The Native Americans knew from their prophecies the white man would come for the land. Yet, when the trappers, miners, and homesteaders entered the valley hungry and low on supplies, the Native Americans shared the Camas Lily harvest.
The tribes also taught the white man to harvest Camas Lilies in bloom and thus avoid the poisonous white blossoms of the Death Camas Lily. Once the flowers are gone, the two lilies are indistinguishable.
We are blind to the bounty of this great land
The day before I met the elder woman, I had watched in horror as dozens and dozens of tourists trampled the delicate Camas Lilies in pursuit of selfies.

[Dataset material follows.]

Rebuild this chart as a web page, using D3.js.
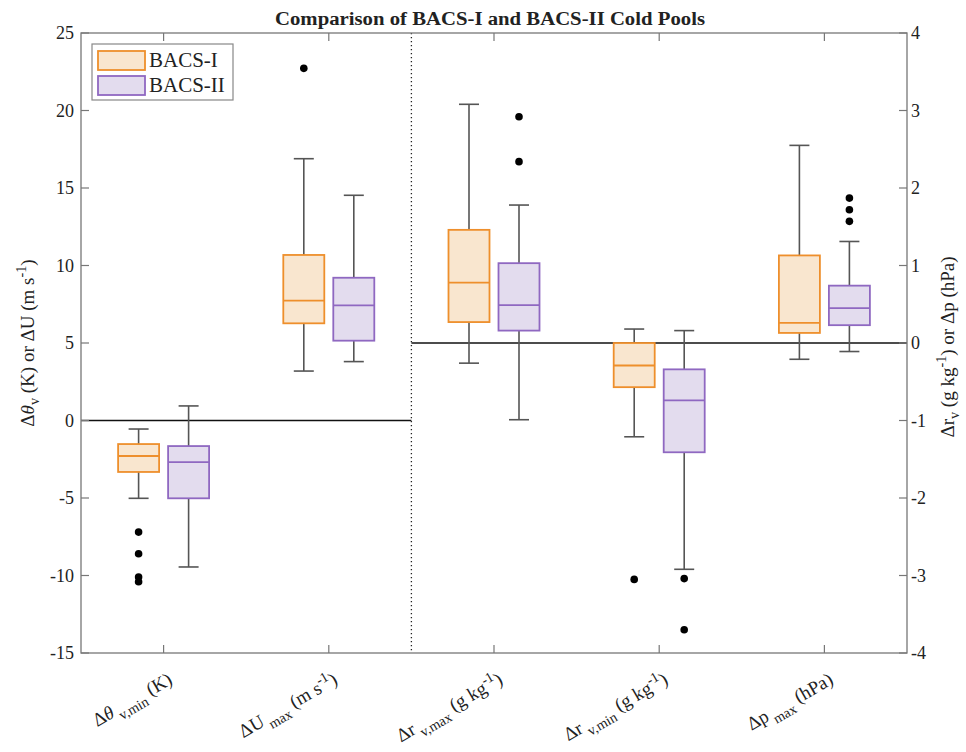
<!DOCTYPE html>
<html>
<head>
<meta charset="utf-8">
<script src="https://cdn.jsdelivr.net/npm/d3@7"></script>
<style>
  body { margin: 0; background: #fff; }
  text { font-family: "Liberation Serif", "Times New Roman", serif; fill: #222; }
</style>
</head>
<body>
<div id="chart"></div>
<script>
// categories: which y axis each one belongs to (L = left, R = right)
const categories = ["dthv_min", "dU_max", "drv_max", "drv_min", "dp_max"];
const catAxis = ["L", "L", "R", "R", "R"];
const groups = ["BACS-I", "BACS-II"];

// [lower whisker, q1, median, q3, upper whisker]
const bacs1Stats = [
    [-5.02, -3.32, -2.29, -1.52, -0.55],
    [3.19, 6.27, 7.73, 10.68, 16.89],
    [-0.26, 0.27, 0.78, 1.46, 3.08],
    [-1.21, -0.57, -0.29, 0.0, 0.18],
    [-0.21, 0.13, 0.26, 1.13, 2.55]
];
const bacs2Stats = [
    [-9.45, -5.02, -2.68, -1.65, 0.94],
    [3.80, 5.15, 7.43, 9.21, 14.53],
    [-0.99, 0.16, 0.49, 1.03, 1.78],
    [-2.92, -1.41, -0.74, -0.34, 0.16],
    [-0.11, 0.23, 0.45, 0.74, 1.31]
];
const bacs1Outliers = [[-7.2, -8.6, -10.1, -10.4], [22.72], [], [-3.05], []];
const bacs2Outliers = [[], [], [2.34, 2.92], [-3.04, -3.70], [1.57, 1.72, 1.87]];

const leftTicks = [-15, -10, -5, 0, 5, 10, 15, 20, 25];
const rightTicks = [-4, -3, -2, -1, 0, 1, 2, 3, 4];

const W = 966, H = 752;
const pLeft = 81, pRight = 907, pTop = 33, pBottom = 653;

const svg = d3.select("#chart").append("svg")
    .attr("width", W)
    .attr("height", H);

const x = d3.scaleLinear().domain([0.5, 5.5]).range([pLeft, pRight]);
const yL = d3.scaleLinear().domain([-15, 25]).range([pBottom, pTop]);
const yR = d3.scaleLinear().domain([-4, 4]).range([pBottom, pTop]);

const colors = {
    "BACS-I": { stroke: "#ee8f2c", fill: "#f9e6cf" },
    "BACS-II": { stroke: "#8f68c1", fill: "#e3dcee" }
};
const offsets = { "BACS-I": -25, "BACS-II": 25 };
const boxW = 41, capW = 20;

// zero lines + dotted divider
svg.append("line")
    .attr("x1", pLeft).attr("x2", x(2.5))
    .attr("y1", yL(0)).attr("y2", yL(0))
    .attr("stroke", "#111").attr("stroke-width", 1.6);
svg.append("line")
    .attr("x1", x(2.5)).attr("x2", pRight)
    .attr("y1", yR(0)).attr("y2", yR(0))
    .attr("stroke", "#111").attr("stroke-width", 1.6);
svg.append("line")
    .attr("x1", x(2.5)).attr("x2", x(2.5))
    .attr("y1", pTop).attr("y2", pBottom)
    .attr("stroke", "#222").attr("stroke-width", 1.3)
    .attr("stroke-dasharray", "1.3,2.7");

// boxes
function drawBoxes(group, stats, outliers) {
    const g = svg.append("g");
    stats.forEach((s, i) => {
        const y = catAxis[i] == "L" ? yL : yR;
        const cx = x(i + 1) + offsets[group];
        const c = colors[group];
        // whiskers
        g.append("line")
            .attr("x1", cx).attr("x2", cx)
            .attr("y1", y(s[0])).attr("y2", y(s[1]))
            .attr("stroke", "#555").attr("stroke-width", 1.6);
        g.append("line")
            .attr("x1", cx).attr("x2", cx)
            .attr("y1", y(s[3])).attr("y2", y(s[4]))
            .attr("stroke", "#555").attr("stroke-width", 1.6);
        [s[0], s[4]].forEach(v => {
            g.append("line")
                .attr("x1", cx - capW / 2).attr("x2", cx + capW / 2)
                .attr("y1", y(v)).attr("y2", y(v))
                .attr("stroke", "#555").attr("stroke-width", 1.6);
        });
        g.append("rect")
            .attr("x", cx - boxW / 2)
            .attr("y", y(s[3]))
            .attr("width", boxW)
            .attr("height", y(s[1]) - y(s[3]))
            .attr("fill", c.fill)
            .attr("stroke", c.stroke)
            .attr("stroke-width", 1.8);
        g.append("line")
            .attr("x1", cx - boxW / 2).attr("x2", cx + boxW / 2)
            .attr("y1", y(s[2])).attr("y2", y(s[2]))
            .attr("stroke", c.stroke).attr("stroke-width", 1.8);
        g.selectAll(null)
            .data(outliers[i])
            .join("circle")
            .attr("cx", cx)
            .attr("cy", d => y(d))
            .attr("r", 3.8)
            .attr("fill", "#000");
    });
}
drawBoxes("BACS-I", bacs1Stats, bacs1Outliers);
drawBoxes("BACS-II", bacs2Stats, bacs2Outliers);

// frame
const axisColor = "#777";
svg.append("rect")
    .attr("x", pLeft).attr("y", pTop)
    .attr("width", pRight - pLeft).attr("height", pBottom - pTop)
    .attr("fill", "none")
    .attr("stroke", axisColor).attr("stroke-width", 1.3);

// left axis
svg.selectAll(".ltick")
    .data(leftTicks)
    .join("line")
    .attr("x1", pLeft).attr("x2", pLeft + 8)
    .attr("y1", d => yL(d)).attr("y2", d => yL(d))
    .attr("stroke", axisColor).attr("stroke-width", 1.2);
svg.selectAll(".llab")
    .data(leftTicks)
    .join("text")
    .attr("x", pLeft - 7)
    .attr("y", d => yL(d) + 6)
    .attr("text-anchor", "end")
    .attr("font-size", 18)
    .text(d => d);

// right axis
svg.selectAll(".rtick")
    .data(rightTicks)
    .join("line")
    .attr("x1", pRight - 8).attr("x2", pRight)
    .attr("y1", d => yR(d)).attr("y2", d => yR(d))
    .attr("stroke", axisColor).attr("stroke-width", 1.2);
svg.selectAll(".rlab")
    .data(rightTicks)
    .join("text")
    .attr("x", pRight + 4)
    .attr("y", d => yR(d) + 6)
    .attr("font-size", 18)
    .text(d => d);

// x ticks (bottom and top)
[1, 2, 3, 4, 5].forEach(i => {
    svg.append("line")
        .attr("x1", x(i)).attr("x2", x(i))
        .attr("y1", pBottom).attr("y2", pBottom - 8)
        .attr("stroke", axisColor).attr("stroke-width", 1.2);
    svg.append("line")
        .attr("x1", x(i)).attr("x2", x(i))
        .attr("y1", pTop).attr("y2", pTop + 8)
        .attr("stroke", axisColor).attr("stroke-width", 1.2);
});

// rich text helper: parts are [text, "n" | "sub" | "sup", italic?]
function rich(sel, parts, size, subShift) {
    let shift = 0;
    const sub = subShift || 0.35;
    parts.forEach(p => {
        const t = sel.append("tspan").text(p[0]);
        let target = 0, fs = size;
        if (p[1] == "sub") { target = size * sub; fs = size * 0.75; }
        if (p[1] == "sup") { target = -size * 0.4; fs = size * 0.75; }
        t.attr("dy", target - shift).attr("font-size", fs);
        if (p[2]) t.attr("font-style", "italic");
        shift = target;
    });
}

const xLabels = [
    [["Δ", "n"], ["θ", "n", true], [" v,min", "sub"], [" (K)", "n"]],
    [["ΔU", "n"], [" max", "sub"], [" (m s", "n"], ["-1", "sup"], [")", "n"]],
    [["Δr", "n"], [" v,max", "sub"], [" (g kg", "n"], ["-1", "sup"], [")", "n"]],
    [["Δr", "n"], [" v,min", "sub"], [" (g kg", "n"], ["-1", "sup"], [")", "n"]],
    [["Δp", "n"], [" max", "sub"], [" (hPa)", "n"]]
];
xLabels.forEach((parts, i) => {
    const t = svg.append("text")
        .attr("text-anchor", "end")
        .attr("font-size", 19)
        .attr("transform", `translate(${x(i + 1) + 10},${pBottom + 30}) rotate(-30)`);
    rich(t, parts, 19);
});

// y labels
const yl = svg.append("text")
    .attr("text-anchor", "middle")
    .attr("transform", `translate(34,${(pTop + pBottom) / 2}) rotate(-90)`);
rich(yl, [["Δ", "n"], ["θ", "n", true], ["v", "sub"], [" (K) or ΔU (m s", "n"], ["-1", "sup"], [")", "n"]], 19, 0.28);

const yr = svg.append("text")
    .attr("text-anchor", "middle")
    .attr("transform", `translate(954,${(pTop + pBottom) / 2 + 4}) rotate(-90)`);
rich(yr, [["Δr", "n"], ["v", "sub"], [" (g kg", "n"], ["-1", "sup"], [") or Δp (hPa)", "n"]], 19, 0.28);

// title
svg.append("text")
    .attr("x", 490)
    .attr("y", 25)
    .attr("text-anchor", "middle")
    .attr("font-size", 18)
    .attr("font-weight", "bold")
    .attr("textLength", 430)
    .attr("lengthAdjust", "spacingAndGlyphs")
    .text("Comparison of BACS-I and BACS-II Cold Pools");

// legend
const leg = svg.append("g");
leg.append("rect")
    .attr("x", 92).attr("y", 44)
    .attr("width", 141).attr("height", 56)
    .attr("fill", "#fff")
    .attr("stroke", "#888").attr("stroke-width", 1.2);
groups.forEach((gname, i) => {
    leg.append("rect")
        .attr("x", 98).attr("y", 51 + i * 25)
        .attr("width", 47).attr("height", 19)
        .attr("fill", colors[gname].fill)
        .attr("stroke", colors[gname].stroke)
        .attr("stroke-width", 1.8);
    leg.append("text")
        .attr("x", 149).attr("y", 67 + i * 25)
        .attr("font-size", 21)
        .text(gname);
});
</script>
</body>
</html>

Vehicles lined the dirt road along the main Camas field. At one time, I counted 14 adults, nine children, five large dogs, and the most ornate living room chair I had ever seen crushing the lilies for use as a photo prop.
When the tourists had their fill of selfies, they pulled armloads of lilies from the marsh and left. They were on to their next Instagram post, which lasts no longer than a picked wildflower.
A kind gentleman I met shared a location where I could get close to the lilies and only be standing in cow patties.
Better to step in it than be it, I thought.
Selfishness is as poisonous as the Death Camas
My tripod remained on the dirt roads as I hiked around the marsh. I don’t have enough Native American lineage to have the legal right to walk out into the lilies. But, I have enough heritage to respect the Indigenous Americans who know the old ways of living in cooperation with each other and the earth.
We are a land of many cultures now, and it’s too late to undo the 19th-century belief in Manifest Destiny, a phrase coined by the press to support the belief in the divine obligation for the white man to claim all of North America.
Yet, I wonder at the abundance we might discover if we included all people in our destiny and shared the roots of our knowledge with open hearts.